Visitors started drifting in. Wives and mothers with bags of goodies in case their man should starve; young women with fidgety children, suddenly shy in this alien place. A couple of young lads, hoods thrown back, hesitated in the doorway. They duty nurse stopped to speak to them and then nodded and smiled and .....pointed at Joe!
They were coming over. What did they want? He didn’t know them. The first one stood beside the bed, hands rooted firmly in the pockets of his baggy trousers while his mate hovered behind. The first boy cleared his throat nervously.
“Came to see ‘ow yer were”, he mumbled, chin on chest.
“I’m okay thanks”. Light began to dawn.
“Did you call the ambulance?” A nod and another mumble and a waving of a cell phone to indicate that it had been used to call for help.
“Well thanks, son”, Joe said gruffly, “I’m not too bad. I’m more worried about when I go home.”
The second lad shuffled forward and thrust out his hand. He had a bottle of Lucozade and a packet of toffees.
“Well that is good of you!” Joe was almost speechless
“It’s wot me granddad likes,” he shrugged.
The ward sister appeared in the doorway and the two slunk off like his cats did when they were threatened with a rolled up newspaper for scratching the furniture. “Your grandson seems like a nice lad”, the ward sister remarked as she came round with the medication trolley.” So! That’s how they’d got in...cheeky beggars!
Joe was out in a few days and the boys didn’t come again.
‘A short lived miracle but a miracle all the same’ he thought but, the day after he got home, the first lad, Wayne, and his mate Leo knocked on the door and offered to go to the shop for him. Joe had no money to give them as he’d never got to the machine.
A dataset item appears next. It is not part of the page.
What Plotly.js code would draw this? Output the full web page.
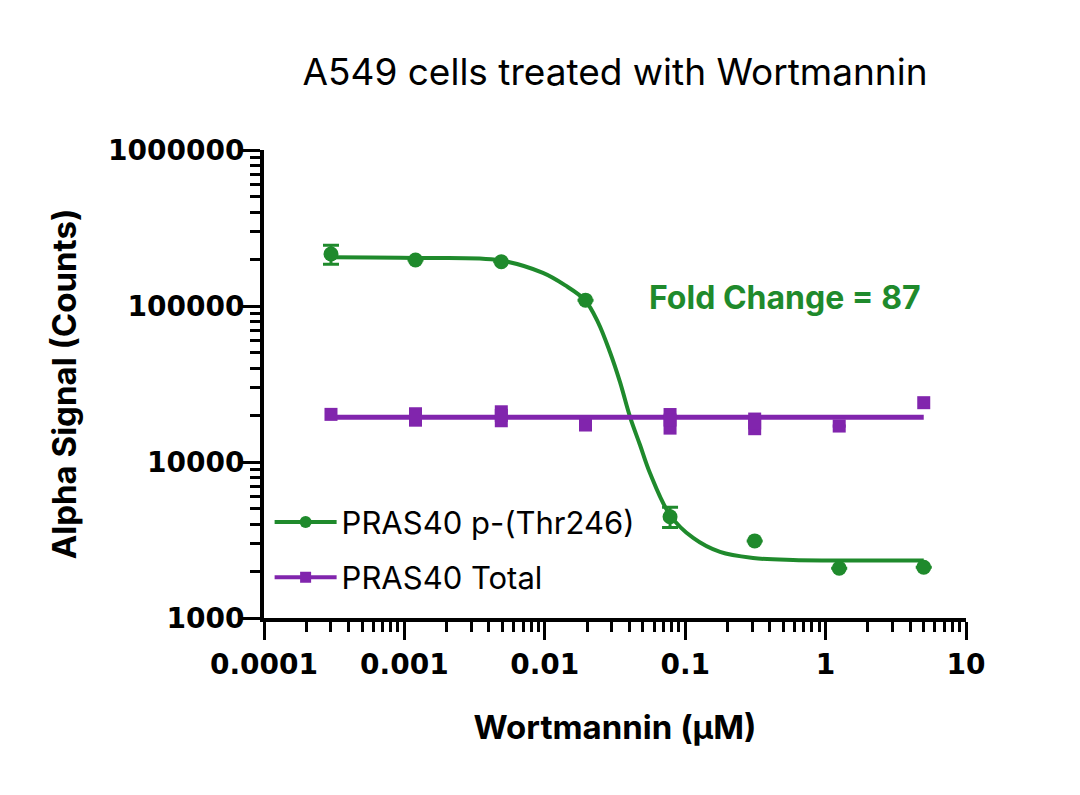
<!DOCTYPE html>
<html>
<head>
<meta charset="utf-8">
<script src="https://cdn.plot.ly/plotly-3.0.1.min.js"></script>
<style>html,body{margin:0;padding:0;background:#fff;}#chart{width:1080px;height:795px;}</style>
</head>
<body>
<div id="chart"></div>
<script>
// Concentrations (µM), 4-fold dilution series
const conc = [0.0003, 0.0012, 0.0049, 0.0195, 0.078, 0.3125, 1.25, 5];

// PRAS40 p-(Thr246) means and errors
const phosMean = [215500, 197000, 192000, 109000, 4460, 3120, 2085, 2113];
const phosErr  = [30000, 0, 0, 0, 660, 0, 0, 0];

// PRAS40 Total means and errors
const totalMean = [20200, 19640, 19900, 17260, 18580, 17800, 17000, 24000];
const totalErr  = [0, 2800, 3200, 600, 3600, 2950, 400, 0];

// Fitted curve for PRAS40 p-(Thr246)
const fitX = [0.00031, 0.00121, 0.0048, 0.0097, 0.0139, 0.0193, 0.0239, 0.0291, 0.0343, 0.0405, 0.0476, 0.0561, 0.078, 0.114, 0.177, 0.304, 0.586, 5];
const fitY = [205000, 203000, 196000, 163000, 136000, 109000, 78900, 50700, 32600, 19400, 12900, 8500, 4570, 3260, 2650, 2425, 2355, 2340];

// Fitted flat line for PRAS40 Total
const totalFitX = [0.0003, 5];
const totalFitY = [19370, 19370];

const seriesNames = ['PRAS40 p-(Thr246)', 'PRAS40 Total'];
const foldLabel = 'Fold Change = 87';

const xTickVals = [0.0001, 0.001, 0.01, 0.1, 1, 10];
const xTickText = ['0.0001', '0.001', '0.01', '0.1', '1', '10'];
const yTickVals = [1000, 10000, 100000, 1000000];
const yTickText = ['1000', '10000', '100000', '1000000'];

const GREEN = '#1f8a2c';
const PURPLE = '#8125ad';

const traces = [
  {x: fitX, y: fitY, mode: 'lines', line: {color: GREEN, width: 4, shape: 'spline', smoothing: 1}, showlegend: false, hoverinfo: 'skip'},
  {x: totalFitX, y: totalFitY, mode: 'lines', line: {color: PURPLE, width: 5}, showlegend: false, hoverinfo: 'skip'},
  {x: conc, y: phosMean, mode: 'markers', marker: {color: GREEN, size: 15, symbol: 'circle'},
   error_y: {type: 'data', array: phosErr, visible: true, color: GREEN, thickness: 3, width: 8}, showlegend: false},
  {x: conc, y: totalMean, mode: 'markers', marker: {color: PURPLE, size: 13, symbol: 'square'},
   error_y: {type: 'data', array: totalErr, visible: true, color: PURPLE, thickness: 13, width: 0}, showlegend: false},
  {x: [null], y: [null], name: seriesNames[0], mode: 'lines+markers', legendgroup: 'a',
   line: {color: GREEN, width: 4}, marker: {color: GREEN, size: 12, symbol: 'circle'}},
  {x: [null], y: [null], name: seriesNames[1], mode: 'lines+markers', legendgroup: 'b',
   line: {color: PURPLE, width: 4}, marker: {color: PURPLE, size: 11, symbol: 'square'}}
];

const tickFont = {family: 'DejaVu Sans, sans-serif', size: 28, color: '#000', weight: 'bold'};
const titleFontBold = {family: 'Inter, Lato, sans-serif', size: 33, color: '#000', weight: 'bold'};

const layout = {
  width: 1080, height: 795,
  paper_bgcolor: '#fff', plot_bgcolor: '#fff',
  margin: {l: 264, r: 114, t: 150, b: 177},
  title: {text: 'A549 cells treated with Wortmannin', font: {family: 'Inter, Lato, sans-serif', size: 37, color: '#000'},
          x: 0.5, xref: 'paper', y: 0.909, yref: 'container', yanchor: 'middle'},
  xaxis: {
    type: 'log', range: [-4, 1], showgrid: false, zeroline: false,
    showline: true, linecolor: '#000', linewidth: 4,
    ticks: 'outside', ticklen: 18, tickwidth: 3, tickcolor: '#000',
    tickmode: 'array', tickvals: xTickVals, ticktext: xTickText, tickfont: tickFont,
    minor: {ticks: 'outside', ticklen: 10, tickwidth: 3, tickcolor: '#000', dtick: 'D1', showgrid: false},
    title: {text: 'Wortmannin (μM)', font: titleFontBold, standoff: 37}
  },
  yaxis: {
    type: 'log', range: [3, 6], showgrid: false, zeroline: false,
    showline: true, linecolor: '#000', linewidth: 4,
    ticks: 'outside', ticklen: 18, tickwidth: 3, tickcolor: '#000', ticklabelstandoff: -8,
    tickmode: 'array', tickvals: yTickVals, ticktext: yTickText, tickfont: tickFont,
    minor: {ticks: 'outside', ticklen: 10, tickwidth: 3, tickcolor: '#000', dtick: 'D1', showgrid: false},
    title: {text: 'Alpha Signal (Counts)', font: titleFontBold, standoff: 22}
  },
  legend: {x: 0.008, y: 0.262, xanchor: 'left', yanchor: 'top', bgcolor: 'rgba(0,0,0,0)',
           font: {family: 'Inter, Lato, sans-serif', size: 31, color: '#000'},
           traceorder: 'grouped', tracegroupgap: 12, itemwidth: 62},
  annotations: [{text: foldLabel, xref: 'paper', yref: 'paper', x: 0.742, y: 0.684, xanchor: 'center', yanchor: 'middle', showarrow: false,
                 font: {family: 'Inter, Lato, sans-serif', size: 32, color: GREEN, weight: 'bold'}}],
  showlegend: true
};

Plotly.newPlot('chart', traces, layout, {displayModeBar: false, staticPlot: true});
</script>
</body>
</html>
What to do? If he gave them his card and his pin number they could empty his account and he might never see them again.
“I could really do with some bread and milk and that but I’ve no money in’t house” “That’s alright Mr Harris,” Wayne looked embarrassed. “I’ve just picked up me benefit. Yer can pay me back when yer getting about again”. “How did yer know my name?” It had never occurred to Joe that he was anything but an anonymous old man to them.
“Me grandma used to know yer when she was about seventeen. Jean Miller she was then.” Wayne sniggered. “She said you was a bit of a lad!”
When they’d gone off with the shopping list Joe left the door on the latch and sat down, with his foot propped on a stool, thinking wistfully of being seventeen. The adults were always hassling him and his pals for hanging about in the street but, too young for the pub and too hard up for the coffee bars in town, it was the only place to meet up with girls... girls like that flighty Jean Miller!
Joe sighed and thought about the passage of time and how hard it was to be old. Well at least I’ve got me grandsons, he told himself.